▶ [WHAT THE EXERCISE ASKS]: For the material that follows, list every line containing the word "React".

╭─ DATA ROWS

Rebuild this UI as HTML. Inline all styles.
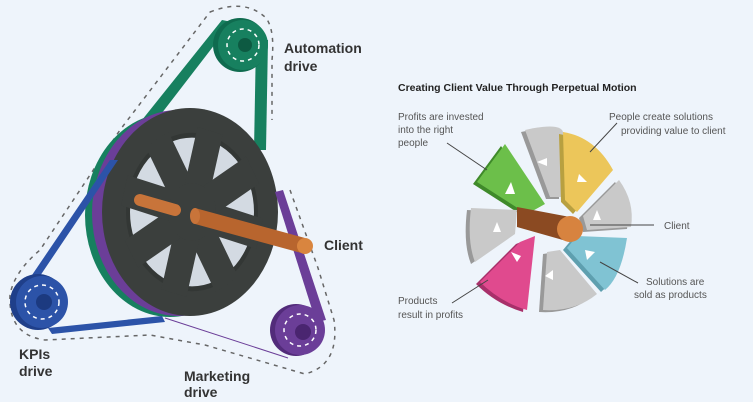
<!DOCTYPE html>
<html><head><style>
html,body{margin:0;padding:0;background:#fff}
svg{display:block}
text{font-family:"Liberation Sans",sans-serif}
</style></head><body>
<svg width="753" height="412" viewBox="0 0 753 412">
<rect x="0" y="0" width="753" height="402" fill="#eef4fb"/>
<rect x="0" y="402" width="753" height="10" fill="#fff"/>
<!-- dashed outline -->
<path d="M210,12 Q245,-2 266,18 Q275,30 272,60 L272,120 M290,190 L318,268 L334,320 Q340,365 305,374 L205,345 L150,335 L45,340 Q8,335 10,295 Q14,272 40,250 L120,130 L210,12" fill="none" stroke="#666" stroke-width="1.5" stroke-dasharray="4,5"/>
<!-- belts behind -->
<polygon points="222,20 232,22 118,170 106,165" fill="#17805f"/>
<polygon points="256,40 268,40 266,150 254,150" fill="#17805f"/>
<!-- rims -->
<ellipse cx="170" cy="215" rx="85" ry="102" fill="#17805f"/>
<ellipse cx="178" cy="213" rx="86" ry="103" fill="#6b3e98"/>
<ellipse cx="190" cy="212" rx="88" ry="104" fill="#3b3f3d"/>
<g transform="translate(192,212) scale(1,1.2)">
<circle r="64" fill="#d3dae2"/>
<circle r="64" fill="none" stroke="#333735" stroke-width="4"/>
<g stroke="#3b3f3d" stroke-width="26">
<line x1="0" y1="0" x2="70" y2="0" transform="rotate(15)"/>
<line x1="0" y1="0" x2="70" y2="0" transform="rotate(60)"/>
<line x1="0" y1="0" x2="70" y2="0" transform="rotate(105)"/>
<line x1="0" y1="0" x2="70" y2="0" transform="rotate(150)"/>
<line x1="0" y1="0" x2="70" y2="0" transform="rotate(195)"/>
<line x1="0" y1="0" x2="70" y2="0" transform="rotate(240)"/>
<line x1="0" y1="0" x2="70" y2="0" transform="rotate(285)"/>
<line x1="0" y1="0" x2="70" y2="0" transform="rotate(330)"/>
</g>
<circle r="24" fill="#3b3f3d"/>
</g>
<!-- blue belt -->
<polygon points="30,278 40,276 118,160 110,160" fill="#2c53a8"/>
<polygon points="48,328 52,334 165,322 162,316" fill="#2c53a8"/>
<!-- purple belt -->
<polygon points="275,192 283,190 326,320 316,322" fill="#6b3e98"/>
<line x1="165" y1="318" x2="288" y2="358" stroke="#6b3e98" stroke-width="1"/>
<!-- axle -->
<line x1="140" y1="200" x2="175" y2="210" stroke="#c8743a" stroke-width="12" stroke-linecap="round"/>
<polygon points="195,208 305,238 305,254 195,224" fill="#b8652e"/>
<ellipse cx="195" cy="216" rx="5" ry="8" fill="#c8743a"/>
<ellipse cx="305" cy="246" rx="8" ry="8" fill="#d9853f"/>
<!-- pulleys -->
<g><circle cx="240" cy="45" r="27" fill="#0f6b4f"/><circle cx="243" cy="45" r="25" fill="#17805f"/><circle cx="243" cy="45" r="16" fill="none" stroke="#fff" stroke-width="1.5" stroke-dasharray="4,4"/><circle cx="245" cy="45" r="7" fill="#0d5a42"/></g>
<g><circle cx="38" cy="302" r="28" fill="#1f3f8a"/><circle cx="42" cy="302" r="26" fill="#2c53a8"/><circle cx="42" cy="302" r="17" fill="none" stroke="#fff" stroke-width="1.5" stroke-dasharray="4,4"/><circle cx="44" cy="302" r="8" fill="#1c3a80"/></g>
<g><circle cx="296" cy="330" r="26" fill="#522b7a"/><circle cx="300" cy="330" r="25" fill="#6b3e98"/><circle cx="300" cy="330" r="16" fill="none" stroke="#fff" stroke-width="1.5" stroke-dasharray="4,4"/><circle cx="303" cy="332" r="8" fill="#4a2570"/></g>
<g font-weight="bold" font-size="14" fill="#333">
<text x="284" y="53">Automation</text><text x="284" y="71">drive</text>
<text x="324" y="250">Client</text>
<text x="19" y="359">KPIs</text><text x="19" y="376">drive</text>
<text x="184" y="381">Marketing</text><text x="184" y="397">drive</text>
</g>
<!-- right diagram -->
<text x="398" y="91" font-size="10.5" font-weight="bold" fill="#222">Creating Client Value Through Perpetual Motion</text>
<g transform="translate(555,222)">
<path d="M-28,-8 L-78,-40 L-50,-78 L-10,-18 Z" fill="#3f8a2a" transform="translate(-4,2)"/>
<path d="M-28,-8 L-78,-40 L-50,-78 L-10,-18 Z" fill="#6cbf4a"/>
<path d="M-5,-25 L-30,-92 Q5,-100 8,-90 L8,-25 Z" fill="#999" transform="translate(-4,2)"/>
<path d="M-5,-25 L-30,-92 Q5,-100 8,-90 L8,-25 Z" fill="#c9c9c9"/>
<path d="M10,-22 L8,-90 Q40,-85 58,-52 L22,-10 Z" fill="#b8a040" transform="translate(-4,2)"/>
<path d="M10,-22 L8,-90 Q40,-85 58,-52 L22,-10 Z" fill="#ecc65a"/>
<path d="M28,-6 L64,-42 Q80,-20 76,5 L32,8 Z" fill="#999" transform="translate(-4,2)"/>
<path d="M28,-6 L64,-42 Q80,-20 76,5 L32,8 Z" fill="#c9c9c9"/>
<path d="M22,14 L72,16 Q66,55 50,68 L12,26 Z" fill="#5e9faf" transform="translate(-4,2)"/>
<path d="M22,14 L72,16 Q66,55 50,68 L12,26 Z" fill="#80c3d3"/>
<path d="M5,28 L42,72 Q20,90 -12,88 L-8,30 Z" fill="#999" transform="translate(-4,2)"/>
<path d="M5,28 L42,72 Q20,90 -12,88 L-8,30 Z" fill="#c9c9c9"/>
<path d="M-20,14 L-28,88 Q-55,80 -75,60 L-35,20 Z" fill="#a8306a" transform="translate(-4,2)"/>
<path d="M-20,14 L-28,88 Q-55,80 -75,60 L-35,20 Z" fill="#e04a8e"/>
<path d="M-38,-12 L-84,-14 Q-88,20 -80,40 L-40,12 Z" fill="#999" transform="translate(-4,2)"/>
<path d="M-38,-12 L-84,-14 Q-88,20 -80,40 L-40,12 Z" fill="#c9c9c9"/>
<polygon points="-38,-15 15,-5 15,20 -38,5" fill="#8b4a22"/>
<circle cx="15" cy="7" r="13" fill="#d7833f"/>
<g fill="#fff">
<polygon points="-50,-28 -44,-40 -40,-28"/><polygon points="-18,-60 -8,-64 -8,-56"/><polygon points="24,-48 32,-40 22,-40"/>
<polygon points="42,-12 46,-2 38,-2"/><polygon points="40,30 32,38 30,28"/><polygon points="-10,54 -2,48 -2,58"/>
<polygon points="-34,34 -44,30 -38,40"/><polygon points="-62,10 -58,0 -54,10"/>
</g>
</g>
<g stroke="#444" stroke-width="1" fill="none">
<line x1="447" y1="143" x2="487" y2="170"/><line x1="617" y1="123" x2="590" y2="152"/>
<line x1="590" y1="225" x2="654" y2="225"/><line x1="600" y1="262" x2="638" y2="283"/>
<line x1="452" y1="303" x2="488" y2="280"/>
</g>
<g font-size="10" fill="#555">
<text x="398" y="120">Profits are invested</text><text x="398" y="133">into the right</text><text x="398" y="146">people</text>
<text x="609" y="120">People create solutions</text><text x="621" y="134">providing value to client</text>
<text x="664" y="229">Client</text>
<text x="646" y="285">Solutions are</text><text x="634" y="298">sold as products</text>
<text x="398" y="304">Products</text><text x="398" y="318">result in profits</text>
</g>
</svg>
</body></html>
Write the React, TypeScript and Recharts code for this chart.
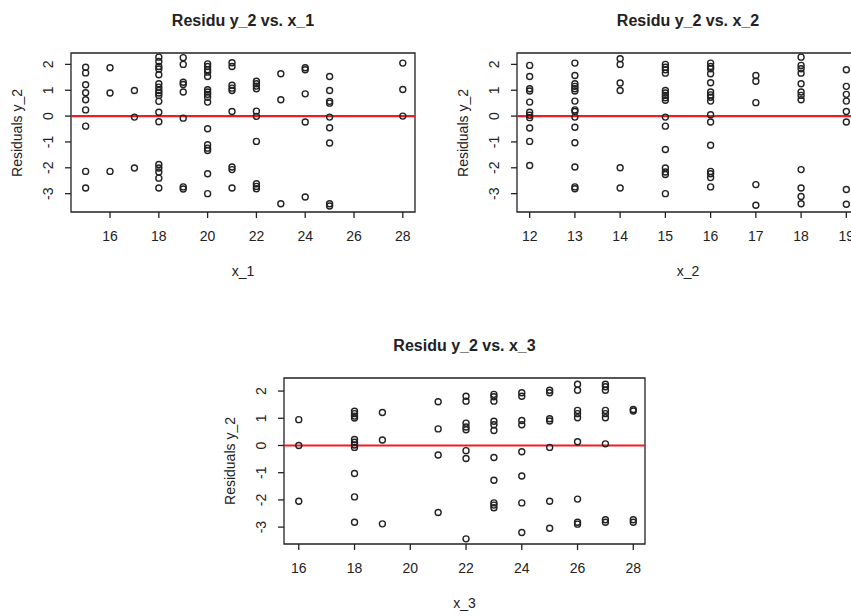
import React from 'react';
import { ScatterChart, Scatter, XAxis, YAxis, ReferenceLine, ReferenceArea } from 'recharts';

// residuals of y_2 grouped by predictor level
const x1Levels = [15, 16, 17, 18, 19, 20, 21, 22, 23, 24, 25, 28];
const x1Residuals = [
  [1.89, 1.67, 1.21, 0.9, 0.63, 0.24, -0.39, -2.14, -2.78],
  [1.87, 0.89, -2.14],
  [0.99, -0.04, -2.01],
  [2.28, 2.11, 1.92, 1.82, 1.6, 1.25, 1.12, 0.99, 0.89, 0.8, 0.57, 0.15, -0.22, -1.87, -2.01, -2.16, -2.4, -2.78],
  [2.26, 2.0, 1.31, 1.22, 0.93, -0.08, -2.74, -2.82],
  [2.02, 1.92, 1.79, 1.7, 1.53, 1.02, 0.93, 0.84, 0.73, 0.54, -0.49, -1.11, -1.24, -1.33, -2.23, -3.0],
  [2.06, 1.92, 1.19, 1.08, 0.99, 0.18, -1.97, -2.07, -2.78],
  [1.35, 1.25, 1.16, 1.06, 0.19, -0.01, -0.98, -2.62, -2.72, -2.81],
  [1.64, 0.63, -3.39],
  [1.87, 1.79, 0.86, -0.23, -3.13],
  [1.53, 0.99, 0.57, 0.5, -0.04, -0.45, -1.04, -3.39, -3.48],
  [2.05, 1.03, 0.0],
];

const x2Levels = [12, 13, 14, 15, 16, 17, 18, 19];
const x2Residuals = [
  [1.96, 1.53, 1.06, 0.97, 0.54, 0.15, 0.03, -0.06, -0.46, -0.98, -1.91],
  [2.05, 1.57, 1.25, 1.15, 1.06, 0.97, 0.58, 0.24, 0.18, -0.04, -0.43, -1.03, -1.97, -2.74, -2.81],
  [2.22, 2.0, 1.28, 0.99, -2.0, -2.78],
  [2.0, 1.89, 1.79, 1.66, 0.99, 0.89, 0.8, 0.71, 0.61, -0.04, -0.39, -1.29, -2.01, -2.16, -2.26, -3.0],
  [2.05, 1.92, 1.83, 1.64, 1.29, 0.93, 0.82, 0.73, 0.58, 0.05, -0.23, -1.13, -2.14, -2.23, -2.38, -2.74],
  [1.57, 1.35, 0.52, -2.65, -3.45],
  [2.28, 1.96, 1.83, 1.66, 1.25, 0.93, 0.8, 0.63, -2.07, -2.78, -3.11, -3.39],
  [1.79, 1.15, 0.84, 0.58, 0.18, -0.23, -2.84, -3.41],
];

const x3Levels = [16, 18, 19, 21, 22, 23, 24, 25, 26, 27, 28];
const x3Residuals = [
  [0.95, 0.0, -2.05],
  [1.26, 1.17, 1.08, 1.01, 0.22, 0.12, 0.02, -0.07, -1.03, -1.89, -2.82],
  [1.21, 0.2, -2.88],
  [1.61, 0.61, -0.35, -2.46],
  [1.81, 1.63, 0.82, 0.68, 0.58, -0.19, -0.48, -3.43],
  [1.88, 1.79, 1.63, 0.89, 0.76, 0.55, -0.44, -1.28, -2.11, -2.19, -2.29],
  [1.94, 1.81, 0.92, 0.76, -0.23, -1.12, -2.11, -3.2],
  [2.03, 1.94, 0.98, 0.9, -0.07, -2.05, -3.04],
  [2.25, 2.03, 1.29, 1.17, 1.02, 0.14, -1.97, -2.82, -2.89],
  [2.25, 2.16, 2.03, 1.29, 1.17, 1.02, 0.06, -2.73, -2.82],
  [1.32, 1.27, -2.73, -2.82],
];

const x1Ticks = [16, 18, 20, 22, 24, 26, 28];
const x2Ticks = [12, 13, 14, 15, 16, 17, 18, 19];
const x3Ticks = [16, 18, 20, 22, 24, 26, 28];
const yTicks = [-3, -2, -1, 0, 1, 2];

const toPoints = (levels: number[], groups: number[][]) =>
  levels.flatMap((x, i) => groups[i].map((r) => ({ x, r })));

const FONT = '"Liberation Sans", Arial, sans-serif';
const INK = '#222';

const OpenCircle = (props: any) => (
  <circle cx={props.cx} cy={props.cy} r={3} fill="none" stroke={INK} strokeWidth={1.4} />
);

const YTick = (props: any) => {
  const { x, y, payload } = props;
  return (
    <text
      x={x}
      y={y}
      transform={`rotate(-90 ${x} ${y})`}
      textAnchor="middle"
      dominantBaseline="central"
      fontSize={14}
      fontFamily={FONT}
      fill={INK}
    >
      {payload.value}
    </text>
  );
};

type PanelProps = {
  left: number;
  top: number;
  width: number;
  height: number;
  margin: { top: number; right: number; bottom: number; left: number };
  xDomain: [number, number];
  yDomain: [number, number];
  xTicks: number[];
  data: { x: number; r: number }[];
  title: string;
  xLabel: string;
};

function Panel(p: PanelProps) {
  const plotLeft = p.left + p.margin.left + 40;
  const plotRight = p.left + p.width - p.margin.right;
  const plotTop = p.top + p.margin.top;
  const plotBottom = p.top + p.height - p.margin.bottom - 30;
  const cx = (plotLeft + plotRight) / 2;
  const cy = (plotTop + plotBottom) / 2;
  return (
    <>
      <div style={{ position: 'absolute', left: p.left, top: p.top }}>
        <ScatterChart width={p.width} height={p.height} margin={p.margin}>
          <XAxis
            type="number"
            dataKey="x"
            domain={p.xDomain}
            ticks={p.xTicks}
            allowDataOverflow
            axisLine={false}
            tickLine={{ stroke: INK, strokeWidth: 1.3 }}
            tickSize={6}
            tickMargin={13}
            height={30}
            tick={{ fontSize: 14, fontFamily: FONT, fill: INK }}
          />
          <YAxis
            type="number"
            dataKey="r"
            domain={p.yDomain}
            ticks={yTicks}
            allowDataOverflow
            axisLine={false}
            tickLine={{ stroke: INK, strokeWidth: 1.3 }}
            tickSize={6}
            tickMargin={17}
            width={40}
            tick={<YTick />}
          />
          <ReferenceArea
            x1={p.xDomain[0]}
            x2={p.xDomain[1]}
            y1={p.yDomain[0]}
            y2={p.yDomain[1]}
            fill="none"
            fillOpacity={0}
            stroke={INK}
            strokeWidth={1.3}
          />
          <ReferenceLine y={0} stroke="#f01c24" strokeWidth={2.2} />
          <Scatter data={p.data} shape={OpenCircle} isAnimationActive={false} />
        </ScatterChart>
      </div>
      <div style={{ position: 'absolute', left: cx - 150, top: plotTop - 42, width: 300, textAlign: 'center', fontFamily: FONT, fontWeight: 'bold', fontSize: 16, color: INK, lineHeight: '20px' }}>
        {p.title}
      </div>
      <div style={{ position: 'absolute', left: cx - 50, top: plotBottom + 50, width: 100, textAlign: 'center', fontFamily: FONT, fontSize: 14, color: INK, lineHeight: '18px' }}>
        {p.xLabel}
      </div>
      <div style={{ position: 'absolute', left: plotLeft - 54 - 60, top: cy - 9, width: 120, textAlign: 'center', fontFamily: FONT, fontSize: 14, color: INK, lineHeight: '18px', transform: 'rotate(-90deg)' }}>
        Residuals y_2
      </div>
    </>
  );
}

export default function App() {
  return (
    <div style={{ position: 'absolute', left: 0, top: 0, width: 851, height: 616, overflow: 'hidden', background: '#fff' }}>
      <Panel
        left={0}
        top={0}
        width={430}
        height={300}
        margin={{ top: 53, right: 15, bottom: 58, left: 31 }}
        xDomain={[14.4, 28.5]}
        yDomain={[-3.71, 2.44]}
        xTicks={x1Ticks}
        data={toPoints(x1Levels, x1Residuals)}
        title="Residu y_2 vs. x_1"
        xLabel="x_1"
      />
      <Panel
        left={440}
        top={0}
        width={430}
        height={300}
        margin={{ top: 53, right: 11, bottom: 58, left: 37 }}
        xDomain={[11.72, 19.28]}
        yDomain={[-3.71, 2.44]}
        xTicks={x2Ticks}
        data={toPoints(x2Levels, x2Residuals)}
        title="Residu y_2 vs. x_2"
        xLabel="x_2"
      />
      <Panel
        left={200}
        top={330}
        width={460}
        height={286}
        margin={{ top: 48, right: 15, bottom: 42, left: 44 }}
        xDomain={[15.47, 28.42]}
        yDomain={[-3.62, 2.48]}
        xTicks={x3Ticks}
        data={toPoints(x3Levels, x3Residuals)}
        title="Residu y_2 vs. x_3"
        xLabel="x_3"
      />
    </div>
  );
}
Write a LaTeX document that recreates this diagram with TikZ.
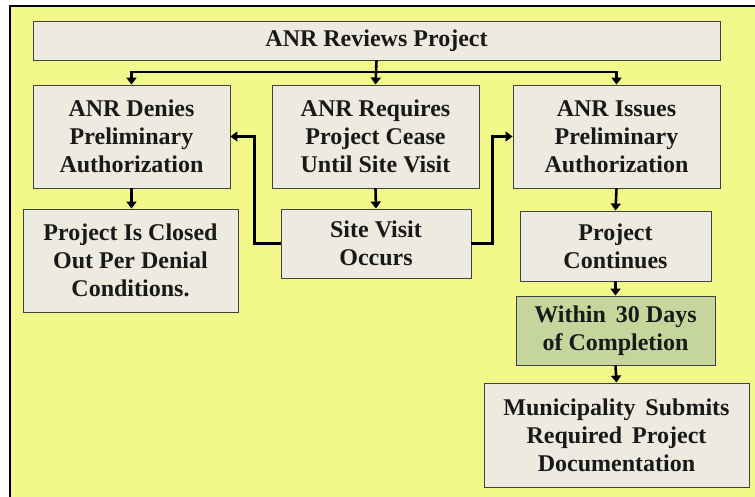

╰─

▶ [FULL SOLUTION]:
Write the React, TypeScript and Recharts code for this chart.
import React from 'react';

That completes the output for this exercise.